### [The request]
Repeat the material exactly from its first line to the line that includes "width=0.8pt] (rk) -- (rm);". Skip pictures.

-------------------------

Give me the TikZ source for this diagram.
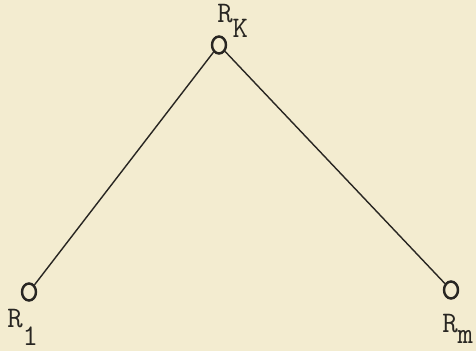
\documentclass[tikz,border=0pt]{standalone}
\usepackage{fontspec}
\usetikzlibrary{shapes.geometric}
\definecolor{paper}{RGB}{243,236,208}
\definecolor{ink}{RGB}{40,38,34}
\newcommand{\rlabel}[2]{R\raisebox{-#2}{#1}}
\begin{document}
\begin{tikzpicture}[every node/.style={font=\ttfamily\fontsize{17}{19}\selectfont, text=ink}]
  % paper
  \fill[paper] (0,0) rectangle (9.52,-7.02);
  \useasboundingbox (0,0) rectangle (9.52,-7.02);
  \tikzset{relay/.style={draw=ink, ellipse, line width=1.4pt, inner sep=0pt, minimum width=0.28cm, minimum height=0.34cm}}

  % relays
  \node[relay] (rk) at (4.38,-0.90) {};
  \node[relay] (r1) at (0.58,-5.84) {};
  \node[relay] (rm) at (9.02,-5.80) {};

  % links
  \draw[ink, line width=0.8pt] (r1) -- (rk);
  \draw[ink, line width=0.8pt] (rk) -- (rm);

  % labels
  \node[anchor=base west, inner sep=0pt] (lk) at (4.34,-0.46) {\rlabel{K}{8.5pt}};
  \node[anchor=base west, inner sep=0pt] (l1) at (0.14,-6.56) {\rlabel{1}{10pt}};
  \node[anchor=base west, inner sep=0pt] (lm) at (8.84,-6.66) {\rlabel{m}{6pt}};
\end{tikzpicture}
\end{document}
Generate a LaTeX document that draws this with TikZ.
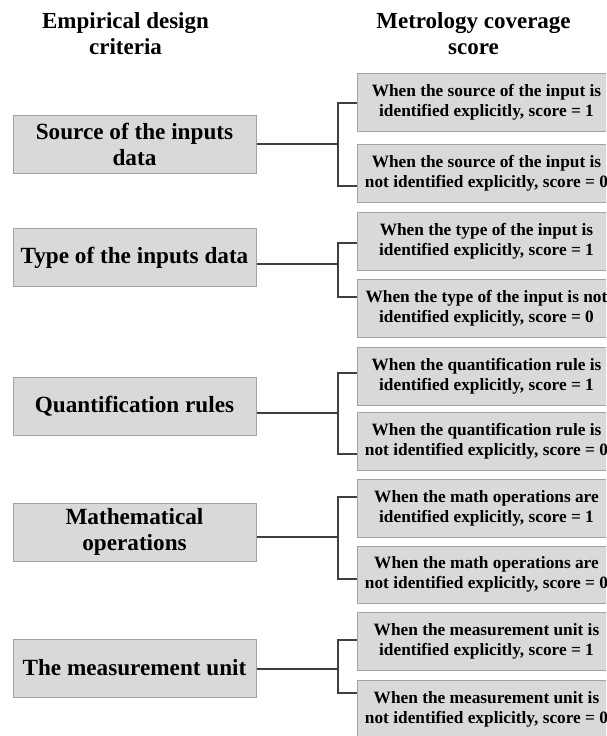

-------------------------

### [Answer in full]
Give me the TikZ source for this diagram.
\documentclass[tikz,border=0pt]{standalone}
\usepackage{fontspec}
\usetikzlibrary{shapes.geometric}
\definecolor{paper}{RGB}{243,236,208}
\definecolor{ink}{RGB}{40,38,34}
\newcommand{\rlabel}[2]{R\raisebox{-#2}{#1}}
\begin{document}
\begin{tikzpicture}[every node/.style={font=\ttfamily\fontsize{17}{19}\selectfont, text=ink}]
  % paper
  \fill[paper] (0,0) rectangle (9.52,-7.02);
  \useasboundingbox (0,0) rectangle (9.52,-7.02);
  \tikzset{relay/.style={draw=ink, ellipse, line width=1.4pt, inner sep=0pt, minimum width=0.28cm, minimum height=0.34cm}}

  % relays
  \node[relay] (rk) at (4.38,-0.90) {};
  \node[relay] (r1) at (0.58,-5.84) {};
  \node[relay] (rm) at (9.02,-5.80) {};

  % links
  \draw[ink, line width=0.8pt] (r1) -- (rk);
  \draw[ink, line width=0.8pt] (rk) -- (rm);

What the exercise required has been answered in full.